Daria tells the story of Daria Morgendorffer, a sarcastic misanthrope whose family just moved to a new town, Lawndale. She begins going to Lawndale High School. The show is essentially evenly split between three worlds: Family, Friends, and School. Her family consists of her parents, Helen and Jake, and her younger sister, Quinn. Helen is a powerful attorney who constantly puts her work above her family, while Jake is a "consultant" who handles stress poorly, which is trouble because he is also easily stressed. While her parents worry that Daria won't fit in, Quinn is the polar opposite: energetic and popular and incredibly vain. She immediately becomes part of the most popular clique, the Fashion Club, and has three boys throwing themselves at her, collectively known as the Three Js. On the other hand, Daria is sent to self-esteem class, but at least there she meets Jane Lane, the second most sarcastic student at Lawndale High and her new best friend for the next five years. Daria's other friends include... ummmm...

She does interact with a wide number of fellow students, including the stereotypical stupid jock and dumb blonde (Kevin and Brittany). There's Charles "Upchuck" Ruttheimer III, who is just creepy. One of the few students that "get" her is Jodie Landon, who is also one of the few African-American students at the school. She is also the most driven and is trying to live up to her father's achievements. While also at school she interacts with many teachers from the overly sensitive Mr. O'Neill to the overly psychotic Mr. DeMartino to the bitter divorcee Ms. Barch. During the five-year run of the show, she does have a boyfriend for a couple, Tom Sloane, who actually started out as Jane's boyfriend. Awkward.

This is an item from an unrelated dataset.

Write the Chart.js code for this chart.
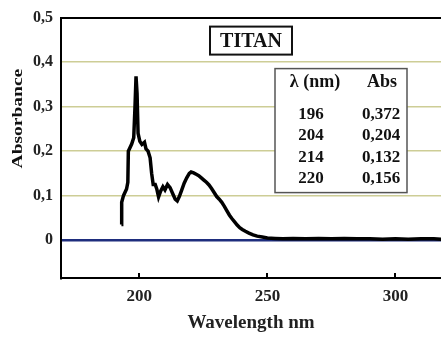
<!DOCTYPE html>
<html>
<head>
<meta charset="utf-8">
<script src="https://cdn.jsdelivr.net/npm/chart.js@4.4.1/dist/chart.umd.min.js"></script>
<style>
  html, body { margin: 0; padding: 0; background: #fff; }
  #wrap { width: 441px; height: 338px; }
</style>
</head>
<body>
<div id="wrap"><canvas id="spectrum" width="441" height="338"></canvas></div>
<script>
// spectrum
var wavelength = [193.0, 193.1, 193.8, 195.0, 195.5, 195.7, 197.0, 197.8, 198.3, 198.7,
  199.1, 199.5, 200.2, 201.0, 202.0, 202.6, 203.4, 204.2, 204.8, 205.4,
  206.2, 206.8, 207.5, 208.3, 209.2, 210.0, 211.0, 212.0, 213.0, 214.0,
  214.8, 215.6, 216.5, 217.5, 218.5, 219.5, 220.2, 221.2, 222.2, 223.2,
  224.2, 225.2, 226.2, 227.2, 228.2, 229.2, 230.2, 231.2, 232.2, 233.2,
  234.2, 235.2, 236.2, 237.2, 238.2, 239.2, 240.2, 241.4, 242.8, 244.4,
  246, 248, 250, 253, 256, 260, 265, 270, 275, 280, 285, 290, 295, 300, 305, 310, 315, 318];
var absorbance = [0.035, 0.085, 0.10, 0.115, 0.13, 0.20, 0.216, 0.23, 0.30, 0.368,
  0.33, 0.24, 0.222, 0.215, 0.22, 0.205, 0.20, 0.185, 0.15, 0.125,
  0.125, 0.115, 0.097, 0.11, 0.12, 0.113, 0.125, 0.118, 0.105, 0.092,
  0.088, 0.098, 0.112, 0.128, 0.14, 0.15, 0.153, 0.151, 0.148, 0.145,
  0.14, 0.135, 0.13, 0.124, 0.116, 0.107, 0.098, 0.092, 0.085, 0.076,
  0.066, 0.056, 0.048, 0.041, 0.034, 0.028, 0.024, 0.02, 0.016, 0.012,
  0.009, 0.007, 0.005, 0.004, 0.003, 0.004, 0.003, 0.004, 0.003, 0.004, 0.003, 0.003, 0.002, 0.003, 0.002, 0.003, 0.003, 0.002];

var xTicks = [200, 250, 300];
var yTicks = [0, 0.1, 0.2, 0.3, 0.4, 0.5];

var sampleName = 'TITAN';
var tableHead = ['λ (nm)', 'Abs'];
var tableWl = ['196', '204', '214', '220'];
var tableAbs = ['0,372', '0,204', '0,132', '0,156'];

var serif = '"Liberation Serif", "DejaVu Serif", serif';

var points = wavelength.map(function (w, i) { return { x: w, y: absorbance[i] }; });

// tick marks pointing up into the plot, text boxes
var extras = {
  id: 'extras',
  afterDatasetsDraw: function (chart) {
    var c = chart.ctx, a = chart.chartArea, xs = chart.scales.x;
    c.save();
    c.strokeStyle = '#000';
    c.lineWidth = 2;
    xTicks.forEach(function (t) {
      var px = Math.round(xs.getPixelForValue(t));
      c.beginPath();
      c.moveTo(px, a.bottom);
      c.lineTo(px, a.bottom - 5);
      c.stroke();
    });

    // sample name box
    c.fillStyle = '#fff';
    c.fillRect(a.left + 149, a.top + 9, 82, 28);
    c.strokeStyle = '#111';
    c.lineWidth = 2;
    c.strokeRect(a.left + 149, a.top + 9, 82, 28);
    c.fillStyle = '#111';
    c.font = 'bold 20px ' + serif;
    c.textAlign = 'center';
    c.textBaseline = 'middle';
    c.fillText(sampleName, a.left + 190, a.top + 24);

    // values table
    var tx = a.left + 214, ty = a.top + 51;
    c.fillStyle = '#fff';
    c.fillRect(tx, ty, 132, 124);
    c.strokeStyle = '#555';
    c.lineWidth = 1.5;
    c.strokeRect(tx, ty, 132, 124);
    c.fillStyle = '#111';
    c.font = 'bold 18px ' + serif;
    c.fillText(tableHead[0], tx + 40, ty + 14);
    c.fillText(tableHead[1], tx + 107, ty + 14);
    c.font = 'bold 17px ' + serif;
    tableWl.forEach(function (w, i) {
      var yy = ty + 46 + i * 21.5;
      c.fillText(w, tx + 36, yy);
      c.fillText(tableAbs[i], tx + 106, yy);
    });

    // y axis title
    c.save();
    c.translate(18, a.top + 101);
    c.rotate(-Math.PI / 2);
    c.scale(1.3, 1);
    c.font = 'bold 15px ' + serif;
    c.fillText('Absorbance', 0, 0);
    c.restore();
    c.restore();
  }
};

var ctx = document.getElementById('spectrum');
var spectrum = new Chart(ctx, {
  type: 'line',
  data: {
    datasets: [{
      label: 'TITAN',
      data: points,
      borderColor: '#000',
      borderWidth: 3.5,
      pointRadius: 0,
      tension: 0,
      fill: false
    }]
  },
  options: {
    responsive: false,
    animation: false,
    layout: { padding: { top: 16, right: 0, left: 0, bottom: 0 } },
    plugins: { legend: { display: false }, tooltip: { enabled: false } },
    scales: {
      x: {
        type: 'linear',
        min: 169.4,
        max: 317.8,
        afterBuildTicks: function (s) { s.ticks = xTicks.map(function (v) { return { value: v }; }); },
        afterFit: function (s) { s.height = 60; },
        grid: { drawOnChartArea: false, drawTicks: false },
        border: { color: '#000', width: 2 },
        ticks: {
          padding: 8,
          color: '#222',
          font: { family: serif, size: 17, weight: 'bold' },
          callback: function (v) { return String(v); }
        },
        title: {
          display: true,
          text: 'Wavelength nm',
          color: '#222',
          font: { family: serif, size: 19, weight: 'bold' },
          padding: { top: 4, bottom: 4 }
        }
      },
      y: {
        min: -0.085,
        max: 0.5,
        afterBuildTicks: function (s) { s.ticks = yTicks.map(function (v) { return { value: v }; }); },
        afterFit: function (s) { s.width = 61; },
        grid: {
          drawTicks: false,
          color: function (c) {
            if (c.tick.value === 0) return 'rgb(30,45,125)';
            if (c.tick.value === 0.5) return '#000';
            return 'rgb(205,205,150)';
          },
          lineWidth: function (c) {
            if (c.tick.value === 0) return 2.5;
            if (c.tick.value === 0.5) return 2;
            return 1.5;
          }
        },
        border: { color: '#000', width: 2 },
        ticks: {
          padding: 8,
          color: '#222',
          font: { family: serif, size: 16, weight: 'bold' },
          callback: function (v) { return v === 0 ? '0' : v.toFixed(1).replace('.', ','); }
        }
      }
    }
  },
  plugins: [extras]
});
</script>
</body>
</html>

Most situations seen in the show will be very familiar to those in high school, or those that still remember high school, but they are a little more exaggerated. Exaggerated enough to be funny, but not so much so that it becomes cartoonish. Yes, ironically, a cartoon is a lot more realistic depiction of high school life than a lot of live action shows aimed at roughly the same demographic.

Extras on the 8-disc set all appear on the eighth disc and start with the two TV movies: Is it Fall Yet? and Is it College Yet?. There are character profiles for nearly a dozen characters. The two-sentence descriptions are not that interesting, but the 30-second slideshow of the various character designs are. There is a 5-minute animated pilot for Daria, Sealed With a Kick. Next up is a music video by Mystic Spiral for "Freakin Friends". (There's also a .pdf of the pilot script on the DVD-Rom.) The Daria and Jane Top Ten Countdown is six minutes of bumpers from the Top Ten Animated music videos. They don't actually show the videos (no surprise because that would cost too much) and they don't even say what the number one video is. I assume it was Sledgehammer, because that's the only video to win 9 MTV Music Video Awards. Finally, there are six-minutes of interviews by the cast and creators. We actually get to see what Daria Morgendorffer looks like in real life.

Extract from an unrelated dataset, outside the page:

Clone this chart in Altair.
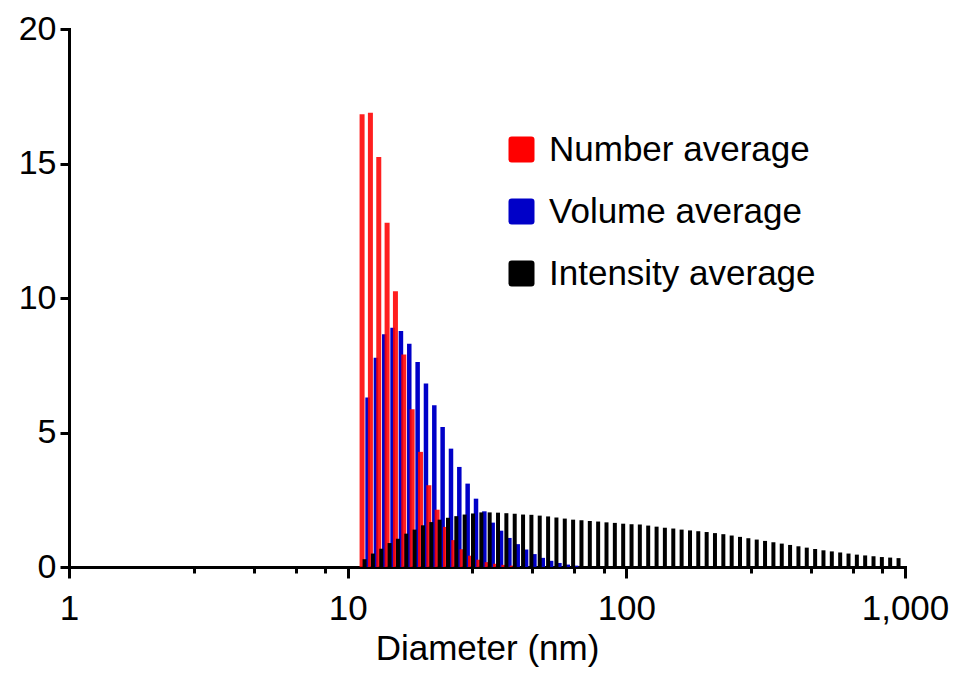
import altair as alt
import pandas as pd

diameter_nm = [11.50, 12.32, 13.20, 14.14, 15.15, 16.23, 17.39, 18.63, 19.96, 21.38,
               22.91, 24.54, 26.29, 28.17, 30.18, 32.33, 34.64, 37.11, 39.76, 42.60,
               45.64, 48.89, 52.39, 56.12, 60.13, 64.42, 69.02, 73.95, 79.22, 84.88,
               90.94, 97.43, 104.4, 111.8, 119.8, 128.4, 137.5, 147.4, 157.9, 169.2,
               181.2, 194.2, 208.0, 222.9, 238.8, 255.8, 274.1, 293.7, 314.6, 337.1,
               361.2, 386.9, 414.6, 444.1, 475.9, 509.8, 546.2, 585.3, 627.1, 671.8,
               719.5, 770.9, 825.9, 884.6, 948.0]

# Values for the first bins of each series (the remaining bins are empty)
number_avg = [16.83, 16.89, 15.24, 12.80, 10.25, 7.90, 5.86, 4.28, 3.04, 2.13,
              1.49, 1.00, 0.66, 0.42, 0.27, 0.18, 0.12, 0.08, 0.05]

volume_avg = [6.30, 7.78, 8.65, 8.89, 8.77, 8.30, 7.62, 6.82, 6.01, 5.20,
              4.40, 3.72, 3.10, 2.54, 2.07, 1.65, 1.35, 1.08, 0.85, 0.65,
              0.48, 0.34, 0.23, 0.15, 0.09, 0.05]

intensity_avg = [0.29, 0.50, 0.68, 0.89, 1.05, 1.24, 1.39, 1.55, 1.67, 1.76,
                 1.83, 1.89, 1.95, 1.99, 2.03, 2.03, 2.02, 2.00, 1.98, 1.95,
                 1.94, 1.91, 1.88, 1.84, 1.80, 1.76, 1.74, 1.71, 1.69, 1.66,
                 1.64, 1.61, 1.59, 1.58, 1.54, 1.50, 1.46, 1.43, 1.39, 1.36,
                 1.33, 1.30, 1.26, 1.22, 1.17, 1.12, 1.07, 1.02, 0.97, 0.92,
                 0.87, 0.82, 0.77, 0.72, 0.67, 0.62, 0.58, 0.54, 0.50, 0.46,
                 0.43, 0.40, 0.37, 0.35, 0.33]

series_names = ["Number average", "Volume average", "Intensity average"]
series_colors = ["#ff0000", "#0000c8", "#000000"]

x_major = [1, 10, 100, 1000]
x_minor = [2.8, 4.6, 6.5, 8.3, 28, 46, 65, 83, 280, 460, 650, 830]
y_ticks = [0, 5, 10, 15, 20]

FONT = "Liberation Sans"
FS = 35

xscale = alt.Scale(type="log", domain=[1, 1000], nice=False, padding=0)
yscale = alt.Scale(domain=[0, 20], nice=False, padding=0)

major_test = "datum.value == 1 || datum.value == 10 || datum.value == 100 || datum.value == 1000"

xaxis = alt.Axis(
    values=x_major + x_minor,
    labelExpr="datum.value == 1 ? '1' : datum.value == 10 ? '10' : datum.value == 100 ? '100' : datum.value == 1000 ? '1,000' : ''",
    tickSize={"condition": {"test": major_test, "value": 11}, "value": 6},
    tickWidth=3, tickColor="black",
    domainColor="black", domainWidth=3, domainCap="square",
    labelFont=FONT, labelFontSize=FS, labelColor="black",
    labelPadding=13, labelFlush=False, labelOverlap=False,
    grid=False,
    title="Diameter (nm)", titleFont=FONT, titleFontSize=FS,
    titleFontWeight="normal", titleColor="black", titlePadding=5,
)

yaxis = alt.Axis(
    values=y_ticks,
    tickSize=9, tickWidth=3, tickColor="black",
    domainColor="black", domainWidth=3, domainCap="square",
    labelFont=FONT, labelFontSize=34, labelColor="black", labelPadding=4,
    grid=False, title=None,
)

rounded_square = ("M -0.75,-1 L 0.75,-1 Q 1,-1 1,-0.75 L 1,0.75 Q 1,1 0.75,1 "
                  "L -0.75,1 Q -1,1 -1,0.75 L -1,-0.75 Q -1,-1 -0.75,-1 Z")

color = alt.Color(
    "series:N",
    scale=alt.Scale(domain=series_names, range=series_colors),
    legend=alt.Legend(
        orient="none", legendX=435, legendY=103, title=None, direction="vertical",
        symbolType=rounded_square, symbolSize=676, symbolStrokeWidth=0, symbolOpacity=1,
        labelFont=FONT, labelFontSize=FS, labelColor="black", labelOffset=10,
        rowPadding=26, padding=0, labelLimit=0,
    ),
)


def bars(values, name, width, offset, opacity):
    df = pd.DataFrame({
        "diameter": diameter_nm[:len(values)],
        "percent": values,
        "series": [name] * len(values),
    })
    return alt.Chart(df).mark_bar(
        orient="vertical", size=width, xOffset=offset, opacity=opacity
    ).encode(
        x=alt.X("diameter:Q", scale=xscale, axis=xaxis),
        y=alt.Y("percent:Q", scale=yscale, axis=yaxis, stack=False),
        color=color,
    )


blue = bars(volume_avg, "Volume average", 4.5, 3, 1)
red = bars(number_avg, "Number average", 5, -2.5, 0.88)
black = bars(intensity_avg, "Intensity average", 4, 0, 1)

chart = alt.layer(blue, red, black).properties(
    width=836, height=538,
    padding={"left": 61, "top": 21, "right": 45, "bottom": 100},
    autosize=alt.AutoSizeParams(type="none"),
    background="white",
).configure_view(strokeWidth=0)

chart.save("out.html", embed_options={"renderer": "svg", "actions": False})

There are also Daria Day Intros on select episodes, but they are a pain to find.

An important note: the music has been changed. Yeah, I know, that sucks. However, I feel I should make two additional notes. Firstly, I understand why they did this, because if they didn't, the DVD would cost several hundred dollars. Maybe more. Secondly, it doesn't really matter, because the show is much better than the music. You don't need to hear the original music to enjoy the show; in fact, hearing the late 1990s to early 2000s music might date the show, while now it has aged very well.

The Verdict

La, la, laa, la, la,
La, la, laa, la, la.

Daria is one of those shows that I've been waiting to get on DVD for as long as there has been a TV on DVD market. It has been a few years since I've seen the show, but it is just as good as I remember. The 8-disc Complete Series release is absolutely worth picking up and has just enough extras to lift it to a Pick of the Week contender.